The buyer often chooses to conduct various kinds of inspections of the physical property. This is advisable in pretty much every situation. There are some exceptions, like if the purchaser is an expert contractor or home builder. Often, the agreement between the buyers and sellers allows a couple of weeks for the buyer to complete the inspection and either continue to closing, re-negotiate some of the terms of the agreement, or back out of the purchase.
5) A "title search" is completed.
In addition to the physical examinations taking place during various kinds of home inspections, the "title" or "settlement" or "closing" company or law firm will examine the paperwork relevant to the property. They're looking for any legal impediments to a "clean" sale. For instance, if the seller doesn't actually own the property, they don't have the ability to sell it to the buyers! This is obvious, but there are many more, and some very subtle problems with the paperwork that can make a sale difficult or impossible. For instance, there may be another mortgage on the property that the sellers haven't disclosed, or there may be an easement which allows the city to store toxic waste in the front yard, or any number of odd things. This is why "title insurance" is necessary. The closing company, after having examined all the paperwork regarding the house, will issue a "title insurance" policy basically saying they will compensate you if you incur losses as a result of some error or problem with the paperwork that they did not discover before you closed on the house. They have a strong incentive to be thorough in their investigation, since they will be the ones paying the damages if they missed something!
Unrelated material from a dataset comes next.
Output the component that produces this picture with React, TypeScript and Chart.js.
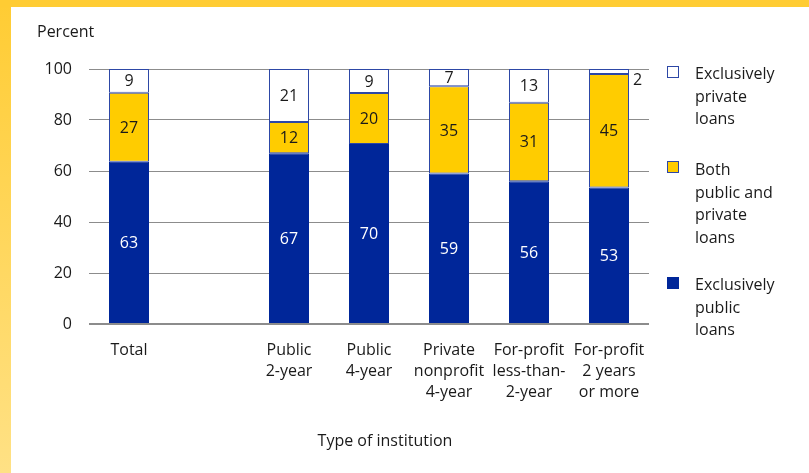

This whole process can take several weeks because it requires coordination between the various local governments, record offices, and your "closing company."
6) Utilities and other liens are resolved.
The final readings of each of the utility meters are completed and the sellers typically close their accounts or order the utility companies to cease service as of the date of the closing. The buyers set up utility service with the various providers to begin the day of closing. Any other "liens" or money owed to a utility, local government, or someone else with a right to collect money on the property, is itemized and will be paid by the seller at closing to ensure the property is transferred without causing the buyer to be liable for any unpaid fees the seller incurred.
7) The settlement document is released for review.
The settlement statement shows how all the money is being passed around at the closing. The new regulations mandate a 3 day review period, so you will get this statement from your closing company and have plenty of time to review it and understand exactly where all the money is coming from and where it is going. The sale of a property includes many smaller transfers of funds between buyers, sellers, governments, banks, brokers, and settlement agents. The flow of funds can be difficult to understand, but your real estate agent should be able to explain it to you sufficiently. If you think there is an error, now is the time to bring it up!
At the "closing" or "settlement," the new deed of ownership is signed, the mortgage paperwork is signed, and everything is officially recorded at the county courthouse. The money and keys switch places, and everyone is happy (hopefully). Often, funds are transferred electronically via "wire" so be sure that you have enough money in the accounts you are using to pay your closing costs. At this point, "escrow" has concluded and the sale is complete. Congrats!
See, not so bad.
Hopefully this explanation has been useful, and you won't feel like the characters in Portlandia! If you have more questions about escrow, call any closing company, lawyer, mortgage lender, or real estate agent.